South Sudanese minors are often familiar with weapons, including boys
routinely sent off to guard livestock against raids from rival
communities; and both boys and girls are widely viewed as adults once
they reach the age of 15.
“Children growing up in these (pastoralist) communities, they actually
start using guns as young as 11 or 10,” Holt said. “For them, a gun is
just like a stick.”
Accountability
While those factors could take a generation or more to overcome, the
action plan agreed by the government also includes a commitment to
investigate and hold accountable perpetrators of grave violations
against children – a measure aimed squarely at commanders and leaders
and meant to deter backsliding, whatever the circumstances.
“The promise of the Action Plan is that children will be protected from
recruitment and use and other grave violations at all times, including
during periods of instability or conflict”, Leila Zerrougui, Special
Representative of the Secretary-General for Children and Armed Conflict,
said last year. “Accountability is key. If those who recruit, kill,
maim and rape boys and girls, attack schools and hospitals never face
justice, no lasting peace will be possible.”
To that end, the UN has helped train SPLA judges to stiffen the army’s
internal justice system. Children’s rights have been enshrined in law.
However, rights groups complain that South Sudanese legislation
proscribing the recruitment and use of children remains weak and that no
high-profile commanders have ever been prosecuted in either a local or
international court.
Skye Wheeler, South Sudan researcher with Human Rights Watch, said that lack of accountability represented a fatal weakness.
“No commander in South Sudan has ever had to pay any kind of serious
cost for the use and recruitment of children.
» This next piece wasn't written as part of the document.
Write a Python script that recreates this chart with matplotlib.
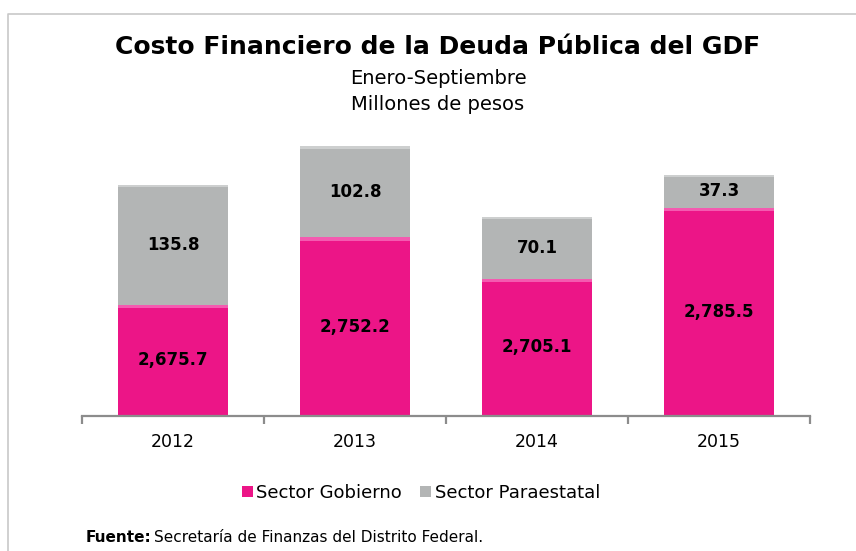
import matplotlib
matplotlib.use('Agg')
import matplotlib.pyplot as plt
from matplotlib.patches import Patch
from matplotlib.lines import Line2D
import numpy as np

years = ['2012', '2013', '2014', '2015']
gobierno = [2675.7, 2752.2, 2705.1, 2785.5]
paraestatal = [135.8, 102.8, 70.1, 37.3]

pink = '#EC1587'
gray = '#B3B5B5'

W, H = 856, 551
fig = plt.figure(figsize=(W / 100, H / 100), dpi=100)
plt.rcParams['font.family'] = ['DejaVu Sans']


def fx(px):
    return px / W


def fy(py):
    return 1 - py / H


# outer frame (only left and top visible)
fig.add_artist(Line2D([fx(8), fx(8), fx(W + 5)], [fy(H + 5), fy(14), fy(14)],
                      color='#C8C8C8', lw=1.2, transform=fig.transFigure))

ax = fig.add_axes([fx(82), fy(416), fx(810) - fx(82), fy(140) - fy(416)])
x = np.arange(len(years))
ymin = 2550
ax.bar(x, np.array(gobierno) - ymin, bottom=ymin, width=0.6, color=pink,
       edgecolor='none', zorder=2)
ax.bar(x, paraestatal, bottom=gobierno, width=0.6, color=gray,
       edgecolor='none', zorder=2)

# thin bevel highlight on top of each segment
for i in range(len(years)):
    ax.bar(x[i], 4, bottom=gobierno[i] - 4, width=0.6, color='#F45AB0',
           edgecolor='none', zorder=3)
    ax.bar(x[i], 3, bottom=gobierno[i] + paraestatal[i] - 3, width=0.6,
           color='#CDCFCF', edgecolor='none', zorder=3)

for i in range(len(years)):
    ax.text(x[i], (ymin + gobierno[i]) / 2, f'{gobierno[i]:,.1f}', ha='center',
            va='center', fontsize=12, fontweight='bold', color='black', zorder=4)
    ax.text(x[i], gobierno[i] + paraestatal[i] / 2, f'{paraestatal[i]:,.1f}',
            ha='center', va='center', fontsize=12, fontweight='bold',
            color='black', zorder=4)

ax.set_xlim(-0.5, len(years) - 0.5)
ax.set_ylim(ymin, 2862)
for s in ['left', 'right', 'top']:
    ax.spines[s].set_visible(False)
ax.spines['bottom'].set_color('#8C8C8C')
ax.spines['bottom'].set_linewidth(1.6)
ax.set_yticks([])
ax.set_xticks(x)
ax.set_xticklabels(years, fontsize=12.5)
ax.tick_params(axis='x', which='major', length=0, pad=12)
ax.set_xticks(np.arange(-0.5, len(years)), minor=True)
ax.tick_params(axis='x', which='minor', length=6, width=1.6, color='#8C8C8C')

fig.text(fx(438), fy(47), 'Costo Financiero de la Deuda Pública del GDF',
         ha='center', va='center', fontsize=18, fontweight='bold')
fig.text(fx(438), fy(78), 'Enero-Septiembre', ha='center', va='center', fontsize=14)
fig.text(fx(438), fy(104), 'Millones de pesos', ha='center', va='center', fontsize=14)

handles = [Patch(facecolor=pink, edgecolor='none'),
           Patch(facecolor=gray, edgecolor='none')]
fig.legend(handles, ['Sector Gobierno', 'Sector Paraestatal'], loc='center',
           bbox_to_anchor=(fx(421), fy(493)), ncol=2, frameon=False, fontsize=13,
           handlelength=0.6, handleheight=0.6, handletextpad=0.2, columnspacing=1.0)

t = fig.text(fx(86), fy(537), 'Fuente:', ha='left', va='center', fontsize=11,
             fontweight='bold')
fig.canvas.draw()
bb = t.get_window_extent()
fig.text(bb.x1 / W + 0.003, fy(537), 'Secretaría de Finanzas del Distrito Federal.',
         ha='left', va='center', fontsize=11)

fig.savefig('out.png', dpi=100)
There’s never been any
justice,” including for a string of pardoned former rebel leaders
integrated into the SPLA, Wheeler told IRIN.
“So of course it is unsurprising that, when you get a conflict (and)
commanders are under pressure to recruit large numbers, as well as
forcibly recruiting thousands of young men and middle aged men, they
also take hundreds if not thousands of children,” she said.
Asked if high-profile prosecutions such as those against former militia
commanders in the Democratic Republic of Congo would have helped,
Wheeler said: “Absolutely yes.”
Isabelle Guitard, Africa Program Manager for Child Soldiers
International, a U.K.-based rights group, said the earlier experience of
DRC had demonstrated that “impunity and integration of those
responsible for child recruitment into the armed forces has simply led
to more rebellions and further child recruitment.”
“Where amnesties must be used for the sake of peace, stability or
demobilisation efforts, we recommend that they exclude war crimes,
including the recruitment and use of children in hostilities,” Guitard
told IRIN by email.
She said Child Soldiers International’s partners in eastern Congo were finding that the 2012 conviction of militia leader Thomas Lubanga
before the International Criminal Court was persuading commanders of
some armed groups to release children from their ranks in the hope of
avoiding prosecution.
In South Sudan, the prospect of political or military leaders facing
legal consequences for the use of children or other crimes committed
during the current conflict appears remote.
Most recently, rights groups have criticized
a decision by the African Union to delay the release of findings from
an AU investigation into crimes committed in the first months of the
conflict – apparently out of concern that it could upset efforts to
mediate a peace agreement that would see Kiir and Machar share power.
“This bodes badly for accountability writ large, including for the
commanders who are using children to fight in this conflict,” Wheeler
said. “You need very clear messaging that there will be repercussions
for commanders who use kids or who recruit kids, both from the
government and from the international community.”
But for Holt, who has spent more than a decade trying to return young
fighters to civilian life, the only real hope for South Sudan’s children
is an end to its chronic instability, so that minors can go to school
and avoid the pressure to pick up a gun.
“As long as there is no peace in South Sudan, children will be seen carrying weapons,” he said.